== SET EXERCISE ==
Skip all pictures. Write out the data below from its first line through the line that contains "var yMajor = [-1.5, -1.0, -0.5, 0.0, 0.5, 1.0, 1.5];".

:: DATA ::

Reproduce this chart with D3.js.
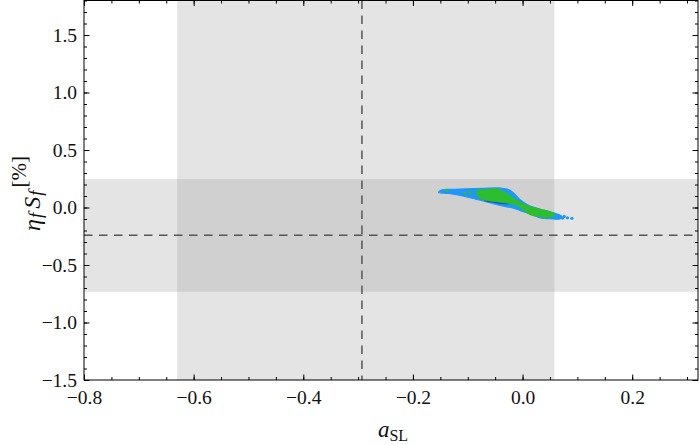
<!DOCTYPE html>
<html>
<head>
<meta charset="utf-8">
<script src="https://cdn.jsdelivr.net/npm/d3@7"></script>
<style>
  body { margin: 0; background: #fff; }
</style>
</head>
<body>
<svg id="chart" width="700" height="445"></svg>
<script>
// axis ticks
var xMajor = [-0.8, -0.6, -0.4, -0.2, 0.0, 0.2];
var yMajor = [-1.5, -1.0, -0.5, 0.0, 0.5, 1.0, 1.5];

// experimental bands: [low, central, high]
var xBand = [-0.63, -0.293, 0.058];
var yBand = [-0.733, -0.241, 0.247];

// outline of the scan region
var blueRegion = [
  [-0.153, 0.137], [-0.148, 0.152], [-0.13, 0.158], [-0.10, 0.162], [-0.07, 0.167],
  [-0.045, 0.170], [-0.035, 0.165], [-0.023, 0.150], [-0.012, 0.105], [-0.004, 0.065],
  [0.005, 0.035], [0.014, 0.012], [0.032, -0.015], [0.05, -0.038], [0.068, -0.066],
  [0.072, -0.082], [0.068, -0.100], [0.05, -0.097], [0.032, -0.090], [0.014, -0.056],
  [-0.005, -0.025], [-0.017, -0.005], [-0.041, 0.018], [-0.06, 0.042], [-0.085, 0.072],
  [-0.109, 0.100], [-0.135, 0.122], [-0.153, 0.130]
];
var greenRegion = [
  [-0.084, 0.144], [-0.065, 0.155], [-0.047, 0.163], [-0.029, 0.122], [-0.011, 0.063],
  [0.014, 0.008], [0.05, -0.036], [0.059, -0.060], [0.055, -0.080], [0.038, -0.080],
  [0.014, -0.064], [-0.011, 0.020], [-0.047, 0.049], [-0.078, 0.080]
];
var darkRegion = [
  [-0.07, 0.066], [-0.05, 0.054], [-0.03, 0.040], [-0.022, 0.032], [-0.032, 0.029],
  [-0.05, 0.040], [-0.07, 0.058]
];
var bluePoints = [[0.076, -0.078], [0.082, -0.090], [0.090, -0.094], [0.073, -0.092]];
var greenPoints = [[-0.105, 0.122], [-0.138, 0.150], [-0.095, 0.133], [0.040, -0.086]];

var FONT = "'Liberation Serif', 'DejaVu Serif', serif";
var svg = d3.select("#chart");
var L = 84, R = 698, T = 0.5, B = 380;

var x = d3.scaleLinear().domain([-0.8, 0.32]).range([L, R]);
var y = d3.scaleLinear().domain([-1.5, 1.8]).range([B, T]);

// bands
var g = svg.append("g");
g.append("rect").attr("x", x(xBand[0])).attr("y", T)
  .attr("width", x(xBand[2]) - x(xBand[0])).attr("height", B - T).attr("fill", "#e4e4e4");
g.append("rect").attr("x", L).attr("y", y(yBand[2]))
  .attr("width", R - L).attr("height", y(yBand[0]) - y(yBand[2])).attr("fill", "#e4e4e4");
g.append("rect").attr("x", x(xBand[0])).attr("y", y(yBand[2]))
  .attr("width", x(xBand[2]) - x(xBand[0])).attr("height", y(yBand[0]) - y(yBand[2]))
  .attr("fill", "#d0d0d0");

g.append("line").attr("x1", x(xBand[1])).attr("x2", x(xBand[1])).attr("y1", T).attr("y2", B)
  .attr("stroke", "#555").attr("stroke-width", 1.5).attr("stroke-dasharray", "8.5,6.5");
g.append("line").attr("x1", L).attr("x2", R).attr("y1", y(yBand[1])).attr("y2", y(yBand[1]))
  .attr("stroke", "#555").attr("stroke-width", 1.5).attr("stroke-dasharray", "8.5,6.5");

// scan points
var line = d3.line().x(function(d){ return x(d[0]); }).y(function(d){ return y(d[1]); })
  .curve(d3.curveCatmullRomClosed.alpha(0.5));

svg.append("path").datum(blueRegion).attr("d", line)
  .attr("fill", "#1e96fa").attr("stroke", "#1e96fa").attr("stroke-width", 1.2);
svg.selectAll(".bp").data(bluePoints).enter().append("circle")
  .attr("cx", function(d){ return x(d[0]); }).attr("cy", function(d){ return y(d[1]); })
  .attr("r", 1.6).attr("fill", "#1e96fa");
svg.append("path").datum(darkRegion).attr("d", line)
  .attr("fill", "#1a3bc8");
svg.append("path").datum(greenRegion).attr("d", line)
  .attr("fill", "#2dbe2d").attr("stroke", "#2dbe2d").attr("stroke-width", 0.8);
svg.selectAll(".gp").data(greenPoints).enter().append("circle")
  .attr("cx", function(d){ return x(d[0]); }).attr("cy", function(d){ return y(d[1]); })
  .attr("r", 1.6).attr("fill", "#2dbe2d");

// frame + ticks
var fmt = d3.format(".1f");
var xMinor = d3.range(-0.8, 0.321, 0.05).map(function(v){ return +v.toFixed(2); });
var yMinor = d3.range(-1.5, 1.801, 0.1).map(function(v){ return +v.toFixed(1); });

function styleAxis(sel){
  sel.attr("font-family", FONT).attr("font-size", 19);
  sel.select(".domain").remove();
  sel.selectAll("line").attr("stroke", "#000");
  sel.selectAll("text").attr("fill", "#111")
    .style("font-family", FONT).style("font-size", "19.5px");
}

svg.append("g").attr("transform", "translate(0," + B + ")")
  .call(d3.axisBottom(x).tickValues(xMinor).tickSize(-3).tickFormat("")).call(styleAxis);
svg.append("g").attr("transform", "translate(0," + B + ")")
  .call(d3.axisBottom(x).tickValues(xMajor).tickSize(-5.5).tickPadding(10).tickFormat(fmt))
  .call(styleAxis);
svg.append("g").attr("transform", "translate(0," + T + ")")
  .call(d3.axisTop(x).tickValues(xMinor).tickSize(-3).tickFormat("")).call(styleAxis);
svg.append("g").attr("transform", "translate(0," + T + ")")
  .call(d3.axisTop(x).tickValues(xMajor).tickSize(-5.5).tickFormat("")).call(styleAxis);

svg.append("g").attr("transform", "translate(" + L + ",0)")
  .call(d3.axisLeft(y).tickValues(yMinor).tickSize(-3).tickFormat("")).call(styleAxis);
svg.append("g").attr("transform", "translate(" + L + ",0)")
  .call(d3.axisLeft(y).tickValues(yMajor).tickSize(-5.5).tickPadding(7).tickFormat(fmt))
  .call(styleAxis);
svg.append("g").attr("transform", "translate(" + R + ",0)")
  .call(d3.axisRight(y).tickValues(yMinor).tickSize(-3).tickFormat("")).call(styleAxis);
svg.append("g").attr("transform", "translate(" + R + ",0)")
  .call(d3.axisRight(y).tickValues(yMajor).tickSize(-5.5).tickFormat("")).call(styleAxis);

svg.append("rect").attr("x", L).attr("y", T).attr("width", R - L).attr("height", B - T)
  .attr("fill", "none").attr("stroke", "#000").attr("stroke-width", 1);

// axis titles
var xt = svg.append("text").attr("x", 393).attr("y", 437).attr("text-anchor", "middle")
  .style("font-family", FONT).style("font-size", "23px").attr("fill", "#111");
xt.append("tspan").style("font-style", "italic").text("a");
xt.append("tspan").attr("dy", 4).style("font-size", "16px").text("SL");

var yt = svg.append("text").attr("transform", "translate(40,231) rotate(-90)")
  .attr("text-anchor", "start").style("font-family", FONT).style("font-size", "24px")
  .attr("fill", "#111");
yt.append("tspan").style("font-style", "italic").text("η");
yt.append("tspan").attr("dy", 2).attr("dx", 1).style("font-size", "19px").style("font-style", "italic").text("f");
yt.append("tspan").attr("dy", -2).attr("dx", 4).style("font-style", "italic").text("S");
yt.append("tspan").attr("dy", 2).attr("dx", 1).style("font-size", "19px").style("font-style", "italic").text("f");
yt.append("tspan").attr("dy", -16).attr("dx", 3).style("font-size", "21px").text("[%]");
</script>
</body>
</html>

:::

== SOLVED PROBLEM ==
Reproduce this chart with D3.js.
<!DOCTYPE html>
<html>
<head>
<meta charset="utf-8">
<script src="https://cdn.jsdelivr.net/npm/d3@7"></script>
<style>
  body { margin: 0; background: #fff; }
</style>
</head>
<body>
<svg id="chart" width="700" height="445"></svg>
<script>
// axis ticks
var xMajor = [-0.8, -0.6, -0.4, -0.2, 0.0, 0.2];
var yMajor = [-1.5, -1.0, -0.5, 0.0, 0.5, 1.0, 1.5];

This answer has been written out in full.